▶ **Given exercise**
Exactly as written, retype the listing below, omitting the pictures.

>>>>>

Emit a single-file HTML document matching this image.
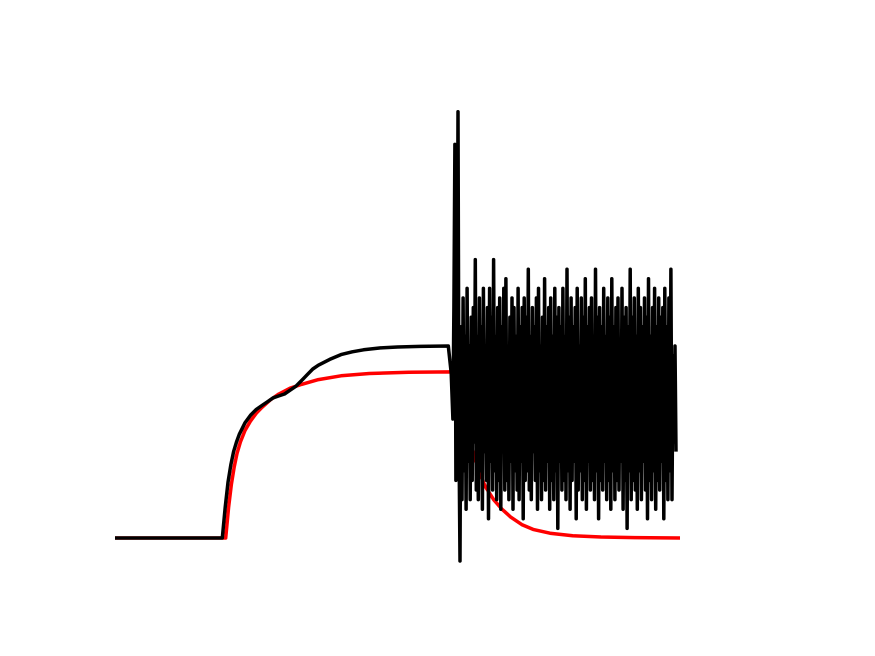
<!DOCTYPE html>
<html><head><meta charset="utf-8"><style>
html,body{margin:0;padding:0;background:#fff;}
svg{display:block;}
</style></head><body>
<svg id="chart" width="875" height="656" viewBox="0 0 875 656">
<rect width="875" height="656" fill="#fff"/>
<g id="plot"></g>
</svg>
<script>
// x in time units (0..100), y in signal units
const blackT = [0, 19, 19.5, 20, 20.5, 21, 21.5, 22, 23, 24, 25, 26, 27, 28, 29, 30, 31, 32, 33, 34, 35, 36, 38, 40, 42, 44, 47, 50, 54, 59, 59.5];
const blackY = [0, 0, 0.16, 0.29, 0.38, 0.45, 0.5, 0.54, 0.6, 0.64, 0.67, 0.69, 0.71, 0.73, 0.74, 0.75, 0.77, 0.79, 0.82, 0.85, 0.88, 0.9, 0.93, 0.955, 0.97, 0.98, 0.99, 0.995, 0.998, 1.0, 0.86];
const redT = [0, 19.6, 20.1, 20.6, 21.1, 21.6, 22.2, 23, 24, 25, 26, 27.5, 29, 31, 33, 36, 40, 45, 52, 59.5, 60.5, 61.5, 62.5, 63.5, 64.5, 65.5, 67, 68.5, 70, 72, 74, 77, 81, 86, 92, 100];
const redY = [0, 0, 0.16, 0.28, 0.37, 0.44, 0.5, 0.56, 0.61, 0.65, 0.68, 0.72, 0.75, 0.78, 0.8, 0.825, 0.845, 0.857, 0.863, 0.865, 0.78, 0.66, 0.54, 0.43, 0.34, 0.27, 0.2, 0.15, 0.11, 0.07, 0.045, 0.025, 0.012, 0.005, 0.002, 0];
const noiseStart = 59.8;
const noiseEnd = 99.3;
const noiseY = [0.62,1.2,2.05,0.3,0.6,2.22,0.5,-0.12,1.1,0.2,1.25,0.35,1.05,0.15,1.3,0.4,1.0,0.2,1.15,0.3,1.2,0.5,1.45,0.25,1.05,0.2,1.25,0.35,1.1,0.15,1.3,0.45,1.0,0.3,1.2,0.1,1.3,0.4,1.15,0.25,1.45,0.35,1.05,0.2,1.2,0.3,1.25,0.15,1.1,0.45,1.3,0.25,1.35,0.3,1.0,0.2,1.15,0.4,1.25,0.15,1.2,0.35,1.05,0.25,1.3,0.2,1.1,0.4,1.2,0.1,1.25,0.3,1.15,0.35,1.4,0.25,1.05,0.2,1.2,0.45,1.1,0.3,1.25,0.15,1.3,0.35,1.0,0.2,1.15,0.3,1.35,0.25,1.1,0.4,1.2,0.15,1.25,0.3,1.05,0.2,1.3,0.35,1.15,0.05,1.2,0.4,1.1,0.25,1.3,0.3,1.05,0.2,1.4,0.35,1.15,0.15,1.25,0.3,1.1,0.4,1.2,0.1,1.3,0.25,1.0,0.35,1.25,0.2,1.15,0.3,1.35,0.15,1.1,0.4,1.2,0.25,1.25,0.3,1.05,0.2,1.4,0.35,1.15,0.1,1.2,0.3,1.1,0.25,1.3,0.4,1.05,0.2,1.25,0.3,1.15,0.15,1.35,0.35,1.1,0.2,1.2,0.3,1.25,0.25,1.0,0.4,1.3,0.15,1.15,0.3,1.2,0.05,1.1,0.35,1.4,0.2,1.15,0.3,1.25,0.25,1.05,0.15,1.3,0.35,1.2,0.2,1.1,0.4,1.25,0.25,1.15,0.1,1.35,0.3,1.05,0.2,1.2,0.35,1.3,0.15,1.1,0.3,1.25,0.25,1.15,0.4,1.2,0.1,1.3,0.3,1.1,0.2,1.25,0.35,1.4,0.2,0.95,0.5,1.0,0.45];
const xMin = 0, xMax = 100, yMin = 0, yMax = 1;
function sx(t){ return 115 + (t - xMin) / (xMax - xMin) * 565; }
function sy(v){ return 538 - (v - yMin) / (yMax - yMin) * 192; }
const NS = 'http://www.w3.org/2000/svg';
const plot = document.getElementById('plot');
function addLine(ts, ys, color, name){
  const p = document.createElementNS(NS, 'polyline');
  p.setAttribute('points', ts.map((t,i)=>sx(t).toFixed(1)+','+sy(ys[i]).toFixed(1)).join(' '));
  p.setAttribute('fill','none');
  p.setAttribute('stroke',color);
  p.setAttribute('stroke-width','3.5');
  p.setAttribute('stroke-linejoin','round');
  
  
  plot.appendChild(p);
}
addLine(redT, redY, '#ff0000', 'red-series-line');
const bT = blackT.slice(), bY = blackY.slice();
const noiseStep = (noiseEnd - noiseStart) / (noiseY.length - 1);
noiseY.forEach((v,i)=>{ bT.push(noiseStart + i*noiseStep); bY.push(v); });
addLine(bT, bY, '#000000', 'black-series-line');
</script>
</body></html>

<<<<<

▶ **Result below**
Emit a single-file HTML document matching this image.
<!DOCTYPE html>
<html><head><meta charset="utf-8"><style>
html,body{margin:0;padding:0;background:#fff;}
svg{display:block;}
</style></head><body>
<svg id="chart" width="875" height="656" viewBox="0 0 875 656">
<rect width="875" height="656" fill="#fff"/>
<g id="plot"></g>
</svg>
<script>
// x in time units (0..100), y in signal units
const blackT = [0, 19, 19.5, 20, 20.5, 21, 21.5, 22, 23, 24, 25, 26, 27, 28, 29, 30, 31, 32, 33, 34, 35, 36, 38, 40, 42, 44, 47, 50, 54, 59, 59.5];
const blackY = [0, 0, 0.16, 0.29, 0.38, 0.45, 0.5, 0.54, 0.6, 0.64, 0.67, 0.69, 0.71, 0.73, 0.74, 0.75, 0.77, 0.79, 0.82, 0.85, 0.88, 0.9, 0.93, 0.955, 0.97, 0.98, 0.99, 0.995, 0.998, 1.0, 0.86];
const redT = [0, 19.6, 20.1, 20.6, 21.1, 21.6, 22.2, 23, 24, 25, 26, 27.5, 29, 31, 33, 36, 40, 45, 52, 59.5, 60.5, 61.5, 62.5, 63.5, 64.5, 65.5, 67, 68.5, 70, 72, 74, 77, 81, 86, 92, 100];
const redY = [0, 0, 0.16, 0.28, 0.37, 0.44, 0.5, 0.56, 0.61, 0.65, 0.68, 0.72, 0.75, 0.78, 0.8, 0.825, 0.845, 0.857, 0.863, 0.865, 0.78, 0.66, 0.54, 0.43, 0.34, 0.27, 0.2, 0.15, 0.11, 0.07, 0.045, 0.025, 0.012, 0.005, 0.002, 0];
const noiseStart = 59.8;
const noiseEnd = 99.3;
const noiseY = [0.62,1.2,2.05,0.3,0.6,2.22,0.5,-0.12,1.1,0.2,1.25,0.35,1.05,0.15,1.3,0.4,1.0,0.2,1.15,0.3,1.2,0.5,1.45,0.25,1.05,0.2,1.25,0.35,1.1,0.15,1.3,0.45,1.0,0.3,1.2,0.1,1.3,0.4,1.15,0.25,1.45,0.35,1.05,0.2,1.2,0.3,1.25,0.15,1.1,0.45,1.3,0.25,1.35,0.3,1.0,0.2,1.15,0.4,1.25,0.15,1.2,0.35,1.05,0.25,1.3,0.2,1.1,0.4,1.2,0.1,1.25,0.3,1.15,0.35,1.4,0.25,1.05,0.2,1.2,0.45,1.1,0.3,1.25,0.15,1.3,0.35,1.0,0.2,1.15,0.3,1.35,0.25,1.1,0.4,1.2,0.15,1.25,0.3,1.05,0.2,1.3,0.35,1.15,0.05,1.2,0.4,1.1,0.25,1.3,0.3,1.05,0.2,1.4,0.35,1.15,0.15,1.25,0.3,1.1,0.4,1.2,0.1,1.3,0.25,1.0,0.35,1.25,0.2,1.15,0.3,1.35,0.15,1.1,0.4,1.2,0.25,1.25,0.3,1.05,0.2,1.4,0.35,1.15,0.1,1.2,0.3,1.1,0.25,1.3,0.4,1.05,0.2,1.25,0.3,1.15,0.15,1.35,0.35,1.1,0.2,1.2,0.3,1.25,0.25,1.0,0.4,1.3,0.15,1.15,0.3,1.2,0.05,1.1,0.35,1.4,0.2,1.15,0.3,1.25,0.25,1.05,0.15,1.3,0.35,1.2,0.2,1.1,0.4,1.25,0.25,1.15,0.1,1.35,0.3,1.05,0.2,1.2,0.35,1.3,0.15,1.1,0.3,1.25,0.25,1.15,0.4,1.2,0.1,1.3,0.3,1.1,0.2,1.25,0.35,1.4,0.2,0.95,0.5,1.0,0.45];
const xMin = 0, xMax = 100, yMin = 0, yMax = 1;
function sx(t){ return 115 + (t - xMin) / (xMax - xMin) * 565; }
function sy(v){ return 538 - (v - yMin) / (yMax - yMin) * 192; }
const NS = 'http://www.w3.org/2000/svg';
const plot = document.getElementById('plot');
function addLine(ts, ys, color, name){
  const p = document.createElementNS(NS, 'polyline');
  p.setAttribute('points', ts.map((t,i)=>sx(t).toFixed(1)+','+sy(ys[i]).toFixed(1)).join(' '));
  p.setAttribute('fill','none');
  p.setAttribute('stroke',color);
  p.setAttribute('stroke-width','3.5');
  p.setAttribute('stroke-linejoin','round');
  
  
  plot.appendChild(p);
}
addLine(redT, redY, '#ff0000', 'red-series-line');
const bT = blackT.slice(), bY = blackY.slice();
const noiseStep = (noiseEnd - noiseStart) / (noiseY.length - 1);
noiseY.forEach((v,i)=>{ bT.push(noiseStart + i*noiseStep); bY.push(v); });
addLine(bT, bY, '#000000', 'black-series-line');
</script>
</body></html>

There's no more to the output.